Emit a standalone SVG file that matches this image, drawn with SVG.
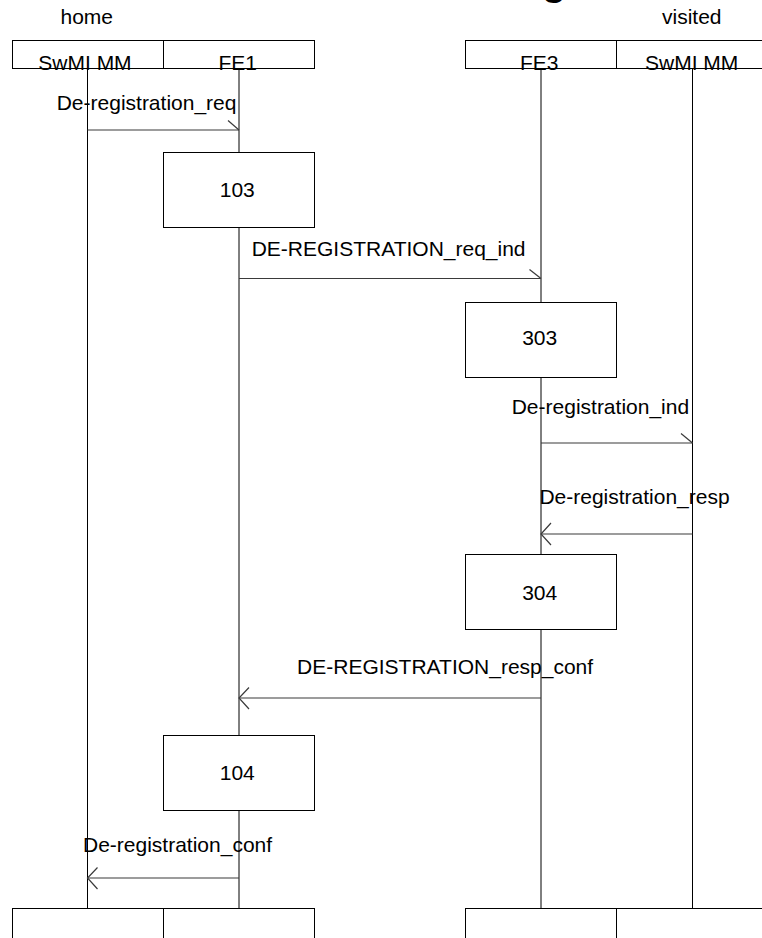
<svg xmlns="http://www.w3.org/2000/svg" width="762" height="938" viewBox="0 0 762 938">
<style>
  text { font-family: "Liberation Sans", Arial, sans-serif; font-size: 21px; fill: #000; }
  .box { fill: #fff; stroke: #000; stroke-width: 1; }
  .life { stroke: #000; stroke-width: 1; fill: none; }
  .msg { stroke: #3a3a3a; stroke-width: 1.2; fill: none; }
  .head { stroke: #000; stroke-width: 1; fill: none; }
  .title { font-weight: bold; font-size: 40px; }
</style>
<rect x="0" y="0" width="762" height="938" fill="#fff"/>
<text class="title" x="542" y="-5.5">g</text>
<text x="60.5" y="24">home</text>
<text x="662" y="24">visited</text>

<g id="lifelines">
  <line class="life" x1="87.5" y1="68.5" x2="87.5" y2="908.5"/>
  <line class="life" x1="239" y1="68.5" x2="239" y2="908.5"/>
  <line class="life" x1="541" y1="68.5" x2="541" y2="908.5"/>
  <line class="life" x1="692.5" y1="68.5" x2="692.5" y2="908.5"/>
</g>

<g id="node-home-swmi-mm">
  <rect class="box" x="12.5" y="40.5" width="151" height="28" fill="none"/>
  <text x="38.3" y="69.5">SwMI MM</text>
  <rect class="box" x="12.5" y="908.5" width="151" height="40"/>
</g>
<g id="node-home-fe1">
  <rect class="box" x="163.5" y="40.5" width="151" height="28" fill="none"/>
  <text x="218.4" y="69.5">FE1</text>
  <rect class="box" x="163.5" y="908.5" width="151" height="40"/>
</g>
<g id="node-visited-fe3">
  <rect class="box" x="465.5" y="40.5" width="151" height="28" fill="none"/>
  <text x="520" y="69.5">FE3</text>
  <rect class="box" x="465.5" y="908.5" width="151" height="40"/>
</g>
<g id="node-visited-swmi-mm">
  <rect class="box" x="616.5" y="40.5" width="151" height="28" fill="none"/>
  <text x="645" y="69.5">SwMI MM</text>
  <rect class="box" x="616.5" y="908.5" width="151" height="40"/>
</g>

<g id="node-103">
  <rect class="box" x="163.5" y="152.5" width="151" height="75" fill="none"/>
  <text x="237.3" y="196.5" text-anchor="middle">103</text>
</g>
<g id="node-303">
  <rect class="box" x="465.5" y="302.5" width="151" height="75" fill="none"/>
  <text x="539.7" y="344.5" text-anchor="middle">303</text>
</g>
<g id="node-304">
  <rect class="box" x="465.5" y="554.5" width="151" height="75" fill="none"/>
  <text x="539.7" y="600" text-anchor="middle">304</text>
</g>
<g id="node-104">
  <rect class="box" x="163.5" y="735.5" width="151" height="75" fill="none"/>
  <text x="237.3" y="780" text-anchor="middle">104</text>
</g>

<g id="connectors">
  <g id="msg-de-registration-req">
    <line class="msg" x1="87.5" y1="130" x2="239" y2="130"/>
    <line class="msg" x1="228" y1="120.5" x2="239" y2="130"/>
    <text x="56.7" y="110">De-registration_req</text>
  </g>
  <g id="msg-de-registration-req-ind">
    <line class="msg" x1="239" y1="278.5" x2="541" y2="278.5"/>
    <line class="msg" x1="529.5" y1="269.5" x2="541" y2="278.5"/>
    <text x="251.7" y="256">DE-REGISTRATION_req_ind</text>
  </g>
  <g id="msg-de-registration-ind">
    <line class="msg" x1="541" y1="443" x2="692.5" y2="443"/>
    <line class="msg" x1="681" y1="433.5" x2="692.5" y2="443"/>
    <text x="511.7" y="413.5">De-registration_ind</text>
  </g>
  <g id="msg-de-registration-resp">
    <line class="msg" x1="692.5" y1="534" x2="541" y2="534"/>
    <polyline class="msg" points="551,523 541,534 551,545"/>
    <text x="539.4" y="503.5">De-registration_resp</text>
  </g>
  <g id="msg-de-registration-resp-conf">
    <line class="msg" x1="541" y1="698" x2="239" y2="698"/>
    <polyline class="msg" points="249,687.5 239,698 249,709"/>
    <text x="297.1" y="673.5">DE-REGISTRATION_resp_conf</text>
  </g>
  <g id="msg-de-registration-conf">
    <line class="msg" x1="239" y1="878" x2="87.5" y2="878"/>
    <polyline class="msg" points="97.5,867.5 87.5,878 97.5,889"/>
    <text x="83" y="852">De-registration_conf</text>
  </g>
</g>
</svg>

----

**DIRECTIVE**
Every line of text is to be repeated exactly; pictures are left out.

**SOLUTION TO THIS TASK**
Emit a standalone SVG file that matches this image, drawn with SVG.
<svg xmlns="http://www.w3.org/2000/svg" width="762" height="938" viewBox="0 0 762 938">
<style>
  text { font-family: "Liberation Sans", Arial, sans-serif; font-size: 21px; fill: #000; }
  .box { fill: #fff; stroke: #000; stroke-width: 1; }
  .life { stroke: #000; stroke-width: 1; fill: none; }
  .msg { stroke: #3a3a3a; stroke-width: 1.2; fill: none; }
  .head { stroke: #000; stroke-width: 1; fill: none; }
  .title { font-weight: bold; font-size: 40px; }
</style>
<rect x="0" y="0" width="762" height="938" fill="#fff"/>
<text class="title" x="542" y="-5.5">g</text>
<text x="60.5" y="24">home</text>
<text x="662" y="24">visited</text>

<g id="lifelines">
  <line class="life" x1="87.5" y1="68.5" x2="87.5" y2="908.5"/>
  <line class="life" x1="239" y1="68.5" x2="239" y2="908.5"/>
  <line class="life" x1="541" y1="68.5" x2="541" y2="908.5"/>
  <line class="life" x1="692.5" y1="68.5" x2="692.5" y2="908.5"/>
</g>

<g id="node-home-swmi-mm">
  <rect class="box" x="12.5" y="40.5" width="151" height="28" fill="none"/>
  <text x="38.3" y="69.5">SwMI MM</text>
  <rect class="box" x="12.5" y="908.5" width="151" height="40"/>
</g>
<g id="node-home-fe1">
  <rect class="box" x="163.5" y="40.5" width="151" height="28" fill="none"/>
  <text x="218.4" y="69.5">FE1</text>
  <rect class="box" x="163.5" y="908.5" width="151" height="40"/>
</g>
<g id="node-visited-fe3">
  <rect class="box" x="465.5" y="40.5" width="151" height="28" fill="none"/>
  <text x="520" y="69.5">FE3</text>
  <rect class="box" x="465.5" y="908.5" width="151" height="40"/>
</g>
<g id="node-visited-swmi-mm">
  <rect class="box" x="616.5" y="40.5" width="151" height="28" fill="none"/>
  <text x="645" y="69.5">SwMI MM</text>
  <rect class="box" x="616.5" y="908.5" width="151" height="40"/>
</g>

<g id="node-103">
  <rect class="box" x="163.5" y="152.5" width="151" height="75" fill="none"/>
  <text x="237.3" y="196.5" text-anchor="middle">103</text>
</g>
<g id="node-303">
  <rect class="box" x="465.5" y="302.5" width="151" height="75" fill="none"/>
  <text x="539.7" y="344.5" text-anchor="middle">303</text>
</g>
<g id="node-304">
  <rect class="box" x="465.5" y="554.5" width="151" height="75" fill="none"/>
  <text x="539.7" y="600" text-anchor="middle">304</text>
</g>
<g id="node-104">
  <rect class="box" x="163.5" y="735.5" width="151" height="75" fill="none"/>
  <text x="237.3" y="780" text-anchor="middle">104</text>
</g>

<g id="connectors">
  <g id="msg-de-registration-req">
    <line class="msg" x1="87.5" y1="130" x2="239" y2="130"/>
    <line class="msg" x1="228" y1="120.5" x2="239" y2="130"/>
    <text x="56.7" y="110">De-registration_req</text>
  </g>
  <g id="msg-de-registration-req-ind">
    <line class="msg" x1="239" y1="278.5" x2="541" y2="278.5"/>
    <line class="msg" x1="529.5" y1="269.5" x2="541" y2="278.5"/>
    <text x="251.7" y="256">DE-REGISTRATION_req_ind</text>
  </g>
  <g id="msg-de-registration-ind">
    <line class="msg" x1="541" y1="443" x2="692.5" y2="443"/>
    <line class="msg" x1="681" y1="433.5" x2="692.5" y2="443"/>
    <text x="511.7" y="413.5">De-registration_ind</text>
  </g>
  <g id="msg-de-registration-resp">
    <line class="msg" x1="692.5" y1="534" x2="541" y2="534"/>
    <polyline class="msg" points="551,523 541,534 551,545"/>
    <text x="539.4" y="503.5">De-registration_resp</text>
  </g>
  <g id="msg-de-registration-resp-conf">
    <line class="msg" x1="541" y1="698" x2="239" y2="698"/>
    <polyline class="msg" points="249,687.5 239,698 249,709"/>
    <text x="297.1" y="673.5">DE-REGISTRATION_resp_conf</text>
  </g>
  <g id="msg-de-registration-conf">
    <line class="msg" x1="239" y1="878" x2="87.5" y2="878"/>
    <polyline class="msg" points="97.5,867.5 87.5,878 97.5,889"/>
    <text x="83" y="852">De-registration_conf</text>
  </g>
</g>
</svg>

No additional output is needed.